** Begin Material provided **
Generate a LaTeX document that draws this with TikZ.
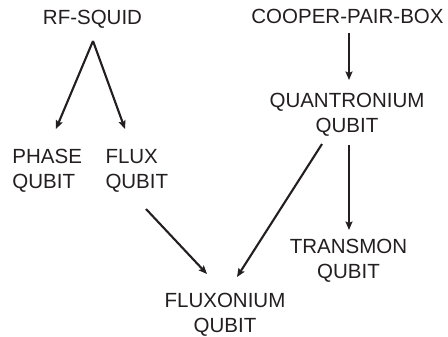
\documentclass[tikz,border=0pt]{standalone}
\usepackage{fontspec}
\setmainfont{Liberation Sans}
\usetikzlibrary{arrows.meta,calc}
\definecolor{ink}{RGB}{35,31,32}
\begin{document}
\begin{tikzpicture}[x=1pt,y=-1pt,
  lbl/.style={inner sep=0pt,outer sep=0pt,text=ink,font=\fontsize{20.5}{25}\selectfont},
  arr/.style={draw=ink,line width=2.1pt,-{Stealth[length=8.5pt,width=7pt,inset=1.5pt]}}]
\useasboundingbox[fill=white] (0,0) rectangle (448,337);
\node[lbl,anchor=north] (rf) at (92.5,10) {RF-SQUID};
\node[lbl,anchor=north] (cpb) at (347.5,9) {COOPER-PAIR-BOX};
\node[lbl,anchor=north,align=center] (qr) at (347,93) {QUANTRONIUM\\QUBIT};
\node[lbl,anchor=north west,align=left] (phase) at (12.5,149) {PHASE\\QUBIT};
\node[lbl,anchor=north west,align=left] (flux) at (105.5,149) {FLUX\\QUBIT};
\node[lbl,anchor=north,align=center] (tm) at (348.5,239.5) {TRANSMON\\QUBIT};
\node[lbl,anchor=north,align=center] (fx) at (225,293) {FLUXONIUM\\QUBIT};
\coordinate (apex) at ($(rf.north)+(0.5,31)$);
\draw[arr] (apex) -- ($(phase.north)+(8.7,-20)$);
\draw[arr] (apex) -- ($(flux.north west)+(19.5,-20)$);
\draw[arr] ($(cpb.north)+(1.5,24)$) -- ($(qr.north)+(2,-13)$);
\draw[arr] ($(qr.north)+(2,52)$) -- ($(tm.north)+(0.5,-9.5)$);
\draw[arr] ($(qr.north)+(-25,51)$) -- ($(fx.north)+(12,-16)$);
\draw[arr] ($(flux.north west)+(40.5,60)$) -- ($(fx.north)+(-18,-19)$);
\end{tikzpicture}
\end{document}
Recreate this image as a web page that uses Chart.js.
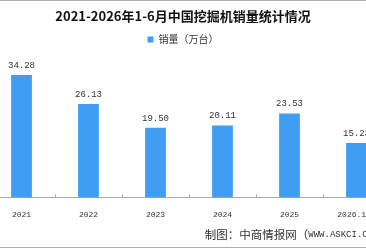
** End Material provided **
### What the task asks
Leave out all images, then reproduce the entries above exactly.

### Result of this exercise
Generate a LaTeX document that draws this with TikZ.
\documentclass[tikz,border=0pt]{standalone}
\usepackage{fontspec}
\setmainfont{Liberation Sans}
\usetikzlibrary{arrows.meta,calc}
\definecolor{ink}{RGB}{35,31,32}
\begin{document}
\begin{tikzpicture}[x=1pt,y=-1pt,
  lbl/.style={inner sep=0pt,outer sep=0pt,text=ink,font=\fontsize{20.5}{25}\selectfont},
  arr/.style={draw=ink,line width=2.1pt,-{Stealth[length=8.5pt,width=7pt,inset=1.5pt]}}]
\useasboundingbox[fill=white] (0,0) rectangle (448,337);
\node[lbl,anchor=north] (rf) at (92.5,10) {RF-SQUID};
\node[lbl,anchor=north] (cpb) at (347.5,9) {COOPER-PAIR-BOX};
\node[lbl,anchor=north,align=center] (qr) at (347,93) {QUANTRONIUM\\QUBIT};
\node[lbl,anchor=north west,align=left] (phase) at (12.5,149) {PHASE\\QUBIT};
\node[lbl,anchor=north west,align=left] (flux) at (105.5,149) {FLUX\\QUBIT};
\node[lbl,anchor=north,align=center] (tm) at (348.5,239.5) {TRANSMON\\QUBIT};
\node[lbl,anchor=north,align=center] (fx) at (225,293) {FLUXONIUM\\QUBIT};
\coordinate (apex) at ($(rf.north)+(0.5,31)$);
\draw[arr] (apex) -- ($(phase.north)+(8.7,-20)$);
\draw[arr] (apex) -- ($(flux.north west)+(19.5,-20)$);
\draw[arr] ($(cpb.north)+(1.5,24)$) -- ($(qr.north)+(2,-13)$);
\draw[arr] ($(qr.north)+(2,52)$) -- ($(tm.north)+(0.5,-9.5)$);
\draw[arr] ($(qr.north)+(-25,51)$) -- ($(fx.north)+(12,-16)$);
\draw[arr] ($(flux.north west)+(40.5,60)$) -- ($(fx.north)+(-18,-19)$);
\end{tikzpicture}
\end{document}
Recreate this image as a web page that uses Chart.js.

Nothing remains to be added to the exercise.